How to modify the $\vec{T}$'s such that $\Delta$ transform like a triplet under $SU(2)_L$?
 A: Indeed, a triplet $\vec{\phi}$ transforming under the triplet representation matrices T can be doted to a Pauli vector to yield a formal adjoint, so a traceless 2×2 matrix $$\Phi=\tfrac{1}{2}\vec{\phi}\cdot \vec{\tau}~,$$ transforming as the doublet representation, conjugately on both sides. This is dubbed adjoint action,
$$
\Phi \mapsto e^{i\vec{\tau}\cdot \frac{\vec{\theta}}{2}}~ \Phi ~e^{-i\vec{\tau}\cdot \frac{\vec{\theta}}{2}}.
$$ 
In your case, 
\begin{equation}
\Delta=\begin{pmatrix} \frac{\Delta^{+}}{\sqrt{2}} & \Delta^{++} \\
\Delta^0 & - \frac{\Delta^{+}}{\sqrt{2}}\end{pmatrix}= \sqrt{2}\Delta^+ \frac{\tau_3}{2} +\Delta^{++} \frac{\tau_1+i\tau_2}{2} + \Delta^0 \frac{\tau_1-i\tau_2}{2}   = \sqrt{2}\Delta^+ \frac{\tau_3}{2} +\Delta^{++}  \frac{\tau_ +}{2}  + \Delta^0  \frac{\tau_-}{2} \\ = \begin{pmatrix}\Delta^{++}+\Delta^0\\i(\Delta^{++}-\Delta^0)\\\sqrt{2}\Delta^+ \end{pmatrix}\cdot \frac{\vec{\tau}}{2},
\end{equation}
where you note the normalization 
$$
\vec{\bar{\phi}}\cdot \vec{ \phi }=2(\Delta^{++~~2}+\Delta^{+~~2}+\Delta^{0~~2}).
$$
You can easily see, then, that the Cartesian 3-vector can be unitarily rotated to the more transparent spherical basis vector $\sqrt{2}(\Delta^{++},\Delta^+, \Delta^0)$. 
The matrix $U^\dagger$ achieving that Cartesian to spherical basis change is given in footnote nb 3 of the WP article
or this answer . In an innocuously rephased form, 
$$
U^\dagger \begin{pmatrix}\Delta^{++}+\Delta^0\\i(\Delta^{++}-\Delta^0)\\\sqrt{2}\Delta^+ \end{pmatrix} =  \frac{1}{\sqrt{2}} \left(\begin{matrix} 1 & -i & 0 \\ 0 & 0 & \sqrt{2} \\ 1 & i & 0\end{matrix}\right) ~\begin{pmatrix}\Delta^{++}+\Delta^0\\i(\Delta^{++}-\Delta^0)\\\sqrt{2}\Delta^+ \end{pmatrix}= \sqrt{2}\begin{pmatrix}\Delta^{++}\\\Delta^+ \\ \Delta^0 \end{pmatrix}.
$$


*

*To confirm the normalization of the half-angle and the signs, take only the 3rd component of θ to be non-vanishing and infinitesimal, so the rotation increment of Δ is a simpler matrix with vanishing diagonals.
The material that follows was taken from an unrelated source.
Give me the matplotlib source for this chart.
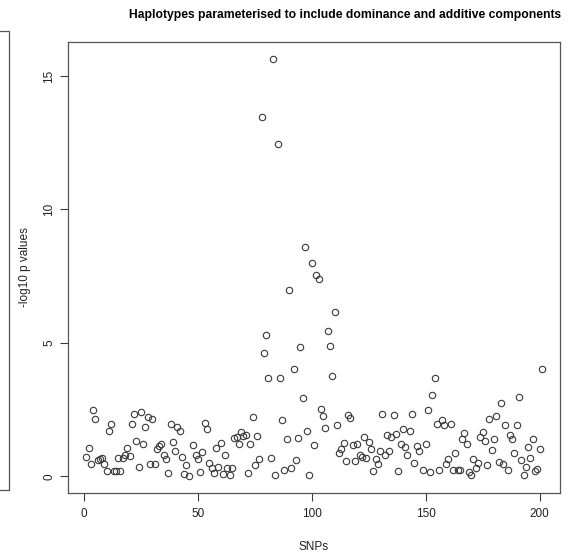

Check that the increment components of $\vec{\phi}$ are now given by commutators (adjoint) and fully comport  with the classical cross-product increment of the triplet representation you specified. It is then evident upon commutation with $\tau_3/2$ that the $T_3$ eigenvalues of the triplet $(\Delta^{++},\Delta^+, \Delta^0)$ are (1,0,-1), so that its $Y=Q-T_3=1$. I normalize the weak hypercharge the modern ("alternative") way, i.e. dropping the superfluous strong denominator of 2. 

*You may find the derivation of T to all orders through this construction in this answer.